• [SOURCE DATA]:
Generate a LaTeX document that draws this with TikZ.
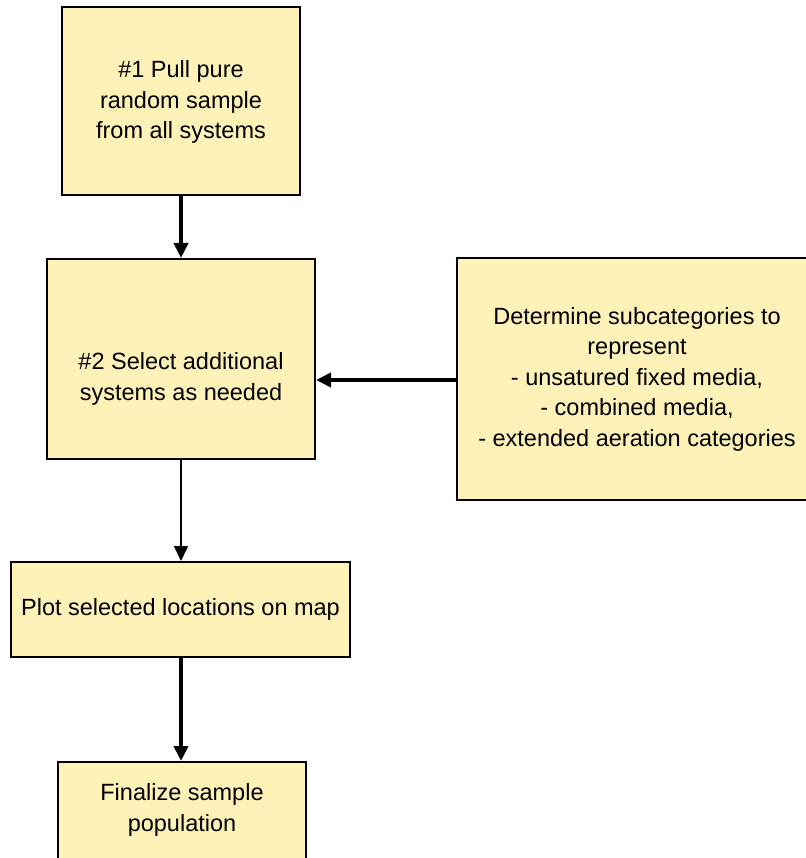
\documentclass[tikz,border=0pt]{standalone}
\usepackage{fontspec}
\setmainfont{Liberation Sans}
\usetikzlibrary{arrows.meta}
\definecolor{boxfill}{RGB}{255,242,184}

\begin{document}
\begin{tikzpicture}[x=1pt,y=1pt,
  stepbox/.style={draw, line width=2pt, fill=boxfill, inner sep=0pt},
  steptext/.style={align=center, font=\fontsize{23.5}{30.5}\selectfont},
  bigarrow/.style={line width=4pt, -{Triangle[width=14pt,length=15pt]}},
  thinarrow/.style={line width=1.5pt, -{Triangle[width=14pt,length=15pt]}}]

  % Fix the page to the size of the reference
  \useasboundingbox (0,0) rectangle (805,-858);

  % Draw the boxes of the left column
  \node[stepbox, minimum width=238, minimum height=188] (pull) at (181,-101) {};
  \node[steptext] (pulltext) at (181,-102) {\#1 Pull pure\\random sample\\from all systems};

  \node[stepbox, minimum width=268, minimum height=200] (select) at (181,-359) {};
  \node[steptext] (selecttext) at (181,-379) {\#2 Select additional\\systems as needed};

  \node[stepbox, minimum width=339, minimum height=95] (plot) at (180.5,-609.5) {};
  \node[steptext] (plottext) at (plot.center) {Plot selected locations on map};

  % bottom edge runs past the page
  \node[stepbox, minimum width=248, minimum height=100] (final) at (182,-812) {};
  \node[steptext] (finaltext) at (182,-810) {Finalize sample\\population};

  % Draw the box on the right (runs past the page edge)
  \node[stepbox, minimum width=360, minimum height=242] (subcat) at (637,-379) {};
  \node[steptext] (subcattext) at (subcat.center) {Determine subcategories to\\represent\\- unsatured fixed media,\\- combined media,\\- extended aeration categories};

  % Connect the boxes
  \draw[bigarrow] (pull.south -| 181,0) -- (select.north -| 181,0);
  \draw[thinarrow] (select.south -| 181,0) -- (plot.north -| 181,0);
  \draw[bigarrow] (plot.south -| 181,0) -- (final.north -| 181,0);
  \draw[bigarrow] (subcat.west |- 0,-380) -- (select.east |- 0,-380);

\end{tikzpicture}
\end{document}
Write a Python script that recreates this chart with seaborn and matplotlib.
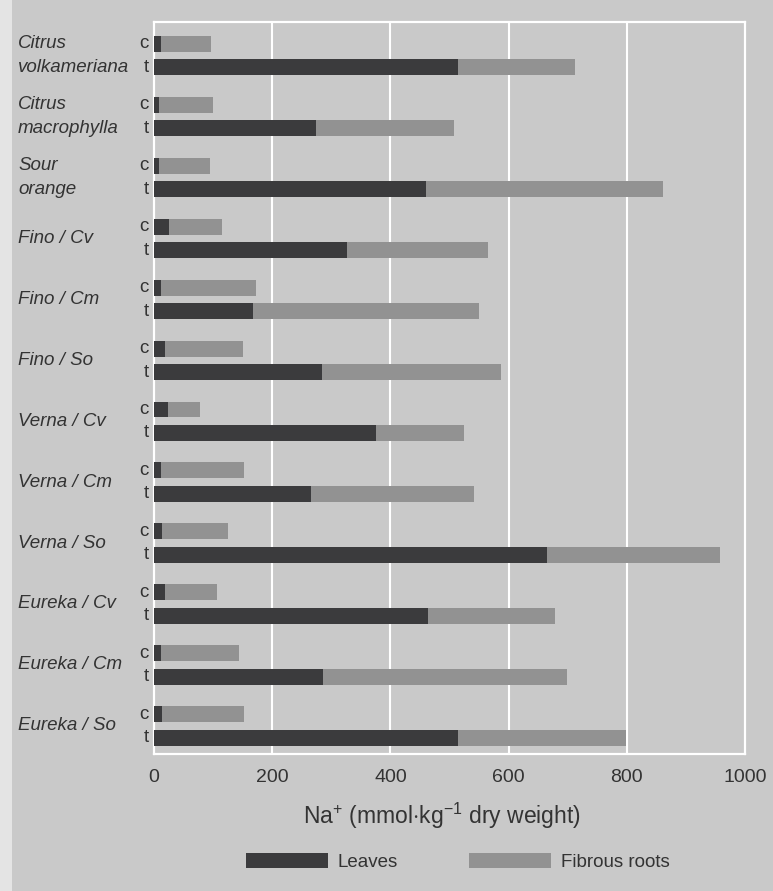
import numpy as np
import pandas as pd
import matplotlib
matplotlib.use("Agg")
import matplotlib.pyplot as plt
from matplotlib.patches import Patch, Rectangle
import seaborn as sns

# Na+ content (mmol/kg dry weight) per rootstock / scion combination,
# control (c) and salt-treated (t) plants
groups = ["Citrus\nvolkameriana", "Citrus\nmacrophylla", "Sour\norange",
          "Fino / Cv", "Fino / Cm", "Fino / So",
          "Verna / Cv", "Verna / Cm", "Verna / So",
          "Eureka / Cv", "Eureka / Cm", "Eureka / So"]
treatments = ["c", "t"]
leaves_c = [11, 9, 9, 25, 12, 18, 23, 11, 14, 18, 12, 13]
roots_c = [85, 90, 85, 90, 160, 132, 54, 142, 112, 88, 132, 140]
leaves_t = [514, 274, 460, 326, 168, 285, 375, 265, 665, 463, 286, 515]
roots_t = [198, 234, 401, 239, 382, 302, 149, 277, 293, 215, 413, 283]
x_ticks = [0, 200, 400, 600, 800, 1000]
series_names = ["Leaves", "Fibrous roots"]

BG = "#c9c9c9"
DARK = "#3b3b3d"
LIGHT = "#929292"
TXT = "#333333"
T_OFFSET = 0.385

sns.set_theme(style="darkgrid")
plt.rcParams["font.family"] = ["Liberation Sans", "DejaVu Sans"]
plt.rcParams["mathtext.fontset"] = "custom"
plt.rcParams["mathtext.rm"] = "Liberation Sans"
plt.rcParams["mathtext.it"] = "Liberation Sans:italic"

rows = []
for i, g in enumerate(groups):
    rows.append({"group": g, "trt": "c", "pos": i,
                 "leaves": leaves_c[i], "total": leaves_c[i] + roots_c[i]})
    rows.append({"group": g, "trt": "t", "pos": i + T_OFFSET,
                 "leaves": leaves_t[i], "total": leaves_t[i] + roots_t[i]})
df = pd.DataFrame(rows)

fig = plt.figure(figsize=(7.73, 8.91), dpi=100, facecolor=BG)
fig.patches.append(Rectangle((0, 0), 12 / 773, 1, transform=fig.transFigure,
                             facecolor="#e4e4e4", edgecolor="none", zorder=-1))
ax = fig.add_axes([154 / 773, 1 - 754 / 891, 591 / 773, 732 / 891])
ax.set_facecolor(BG)

# roots stacked on leaves: draw the full total first, then leaves over it
sns.barplot(data=df, x="total", y="pos", orient="y", native_scale=True,
            width=0.68, color=LIGHT, saturation=1, errorbar=None,
            linewidth=0, ax=ax, zorder=3)
sns.barplot(data=df, x="leaves", y="pos", orient="y", native_scale=True,
            width=0.68, color=DARK, saturation=1, errorbar=None,
            linewidth=0, ax=ax, zorder=4)

ax.set_xlim(0, 1000)
ax.set_ylim(11 + T_OFFSET + 0.27, -0.36)
ax.set_xticks(x_ticks)
ax.set_xticklabels([str(v) for v in x_ticks], fontsize=14, color=TXT)
ax.tick_params(axis="x", length=0, pad=11)
ax.set_yticks([])
ax.set_ylabel("")
ax.grid(False)
for v in x_ticks[1:-1]:
    ax.axvline(v, color="white", lw=1.5, zorder=1)
for s in ax.spines.values():
    s.set_visible(True)
    s.set_color("white")
    s.set_linewidth(1.6)

ytr = ax.get_yaxis_transform()
for i, g in enumerate(groups):
    for j, t in enumerate(treatments):
        ax.text(-0.009, i + j * T_OFFSET, t, transform=ytr, ha="right",
                va="center", fontsize=13.5, color=TXT)
    parts = g.split("\n")
    if len(parts) == 2:
        for j, p in enumerate(parts):
            ax.text(-0.230, i + j * T_OFFSET, p, transform=ytr, ha="left",
                    va="center", fontsize=13.5, style="italic", color=TXT)
    else:
        ax.text(-0.230, i + T_OFFSET / 2, g, transform=ytr, ha="left",
                va="center", fontsize=13.5, style="italic", color=TXT)

ax.set_xlabel(r"Na$^{+}$ (mmol$\cdot$kg$^{-1}$ dry weight)", fontsize=16.5,
              color=TXT)
ax.xaxis.set_label_coords((441.5 - 154) / 591, -(801 - 754) / 732)

handles = [Patch(facecolor=DARK, edgecolor="none"),
           Patch(facecolor=LIGHT, edgecolor="none")]
fig.legend(handles, series_names, ncol=2, frameon=False, loc="center",
           bbox_to_anchor=(457.5 / 773, 1 - 862 / 891), fontsize=13.5,
           handlelength=4.4, handleheight=0.8, handletextpad=0.5,
           columnspacing=3.8, labelcolor=TXT)

fig.savefig("out.png", dpi=100, facecolor=BG)
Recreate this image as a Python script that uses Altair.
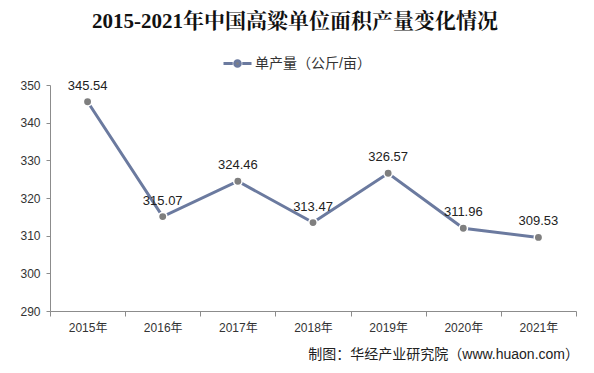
import altair as alt
import pandas as pd

years = ["2015年", "2016年", "2017年", "2018年", "2019年", "2020年", "2021年"]
values = [345.54, 315.07, 324.46, 313.47, 326.57, 311.96, 309.53]
series_name = "单产量（公斤/亩）"
y_ticks = [290, 300, 310, 320, 330, 340, 350]
title_text = "2015-2021年中国高粱单位面积产量变化情况"
footer_text = "制图：华经产业研究院（www.huaon.com）"

df = pd.DataFrame({"year": years, "value": values, "series": [series_name] * len(years)})

SANS = "Liberation Sans, Arial, Noto Sans CJK SC"
LINE_COLOR = "#6B7A9F"

x_enc = alt.X("year:N", sort=years,
              scale=alt.Scale(paddingInner=0, paddingOuter=0),
              axis=alt.Axis(title=None, labelAngle=0, tickBand="extent", grid=False,
                            domainColor="#8c8c8c", tickColor="#8c8c8c", tickSize=5,
                            labelFont=SANS, labelFontSize=12, labelColor="#333333",
                            labelPadding=6))
y_enc = alt.Y("value:Q",
              scale=alt.Scale(domain=[290, 350], nice=False, zero=False),
              axis=alt.Axis(title=None, values=y_ticks, grid=False,
                            domainColor="#8c8c8c", tickColor="#8c8c8c", tickSize=4,
                            labelFont=SANS, labelFontSize=12, labelColor="#333333",
                            labelPadding=6))

base = alt.Chart(df)

line = base.mark_line(strokeWidth=3).encode(
    x=x_enc, y=y_enc,
    color=alt.Color("series:N",
                    scale=alt.Scale(range=[LINE_COLOR]),
                    legend=alt.Legend(title=None, orient="none", legendX=172, legendY=-37,
                                      symbolType="M-1,0L-0.34,0M0.34,0L1,0M0.2,0A0.2,0.2,0,1,1,-0.2,0A0.2,0.2,0,1,1,0.2,0Z",
                                      symbolSize=784, symbolStrokeWidth=3,
                                      symbolFillColor="#808080",
                                      labelFont=SANS, labelFontSize=14, labelColor="#333333",
                                      labelOffset=2)),
)

points = base.mark_point(filled=True, size=70, fill="#7F7F7F", stroke="white",
                         strokeWidth=1.5, opacity=1).encode(x=x_enc, y=y_enc)

labels = base.mark_text(dy=-16, font=SANS, fontSize=13, color="#222222").encode(
    x=x_enc, y=y_enc, text=alt.Text("value:Q", format=".2f"))

title = alt.Chart(pd.DataFrame({"t": [title_text]})).mark_text(
    font="Liberation Serif, Noto Serif CJK SC, Noto Sans CJK SC", fontSize=21,
    fontWeight="bold", color="#111111", baseline="middle", align="center"
).encode(x=alt.value(245), y=alt.value(-63), text="t:N")

footer = alt.Chart(pd.DataFrame({"t": [footer_text]})).mark_text(
    font=SANS, fontSize=14, color="#222222", baseline="middle", align="right"
).encode(x=alt.value(529), y=alt.value(270), text="t:N")

chart = alt.layer(line, points, labels, title, footer).properties(
    width=526, height=226,
    autosize=alt.AutoSizeParams(type="none"),
    padding={"left": 42, "top": 77, "right": 8, "bottom": 55},
).configure_view(stroke=None)

chart.save("out.html", embed_options={"renderer": "svg", "actions": False})
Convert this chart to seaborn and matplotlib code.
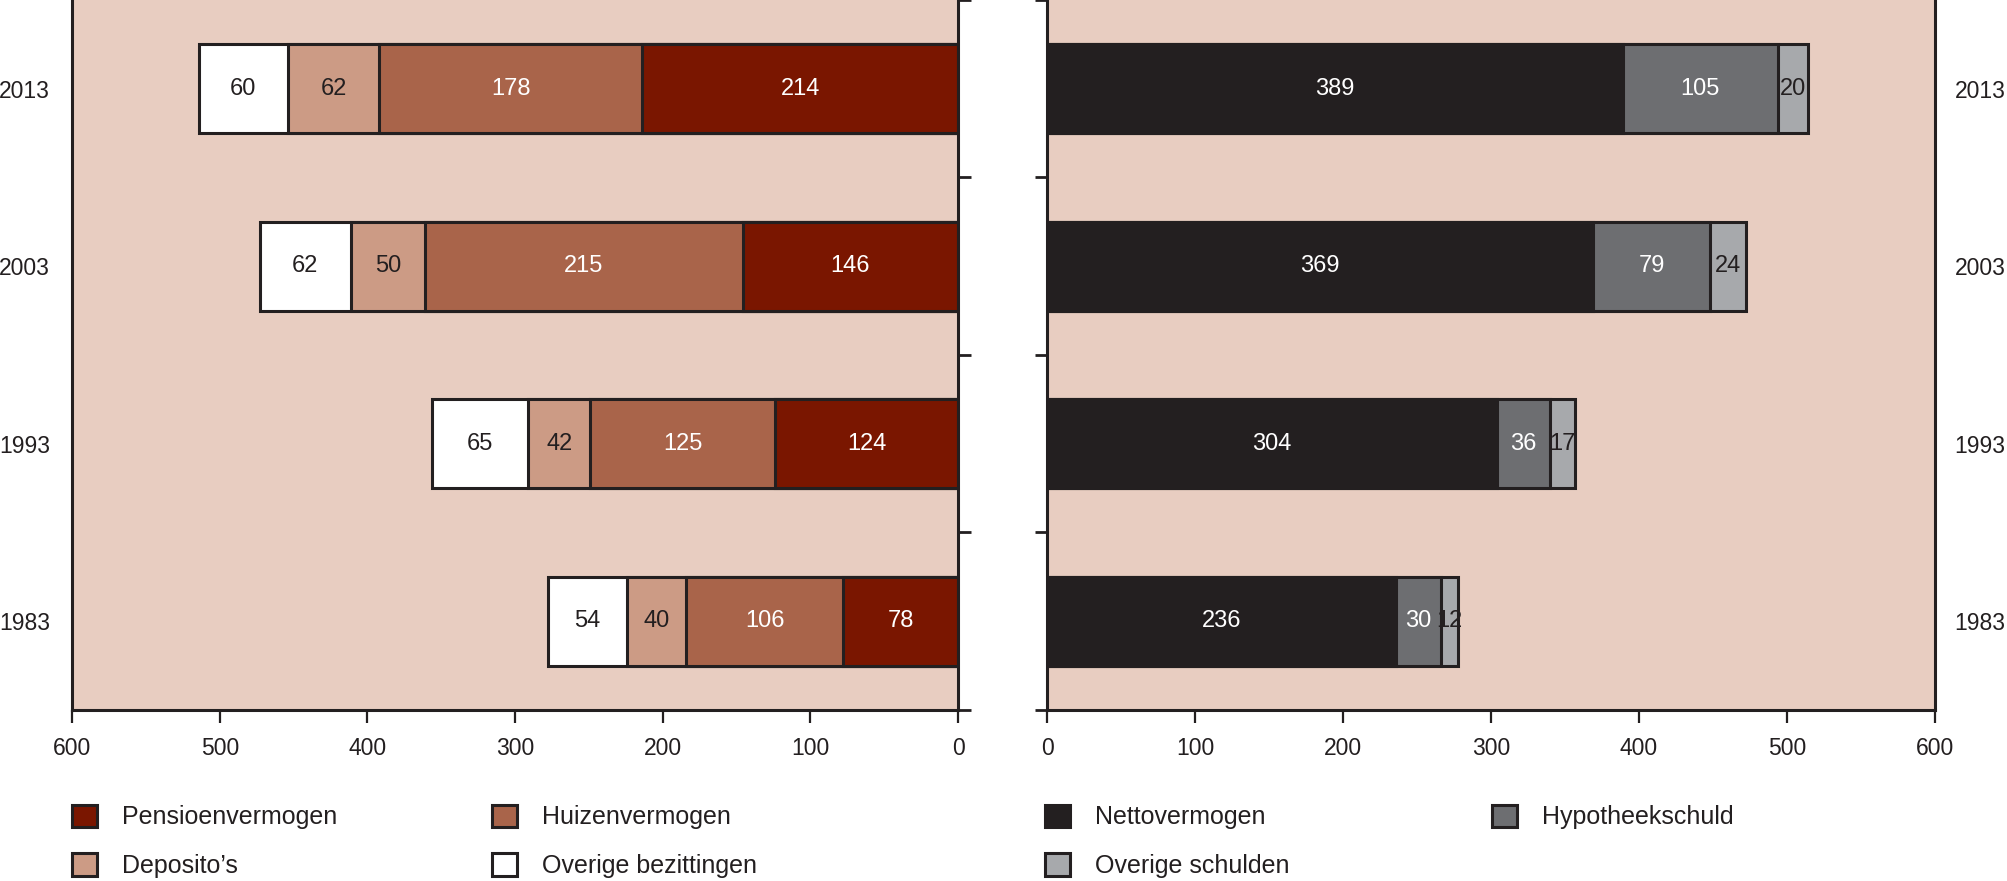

• [WHAT YOU WILL DO]:
In the records above, find the line containing "(0,0) rectangle (805,-858);" and output every line from the first through that one, exactly, omitting pictures.

• [WRITTEN RESPONSE]:
Generate a LaTeX document that draws this with TikZ.
\documentclass[tikz,border=0pt]{standalone}
\usepackage{fontspec}
\setmainfont{Liberation Sans}
\usetikzlibrary{arrows.meta}
\definecolor{boxfill}{RGB}{255,242,184}

\begin{document}
\begin{tikzpicture}[x=1pt,y=1pt,
  stepbox/.style={draw, line width=2pt, fill=boxfill, inner sep=0pt},
  steptext/.style={align=center, font=\fontsize{23.5}{30.5}\selectfont},
  bigarrow/.style={line width=4pt, -{Triangle[width=14pt,length=15pt]}},
  thinarrow/.style={line width=1.5pt, -{Triangle[width=14pt,length=15pt]}}]

  % Fix the page to the size of the reference
  \useasboundingbox (0,0) rectangle (805,-858);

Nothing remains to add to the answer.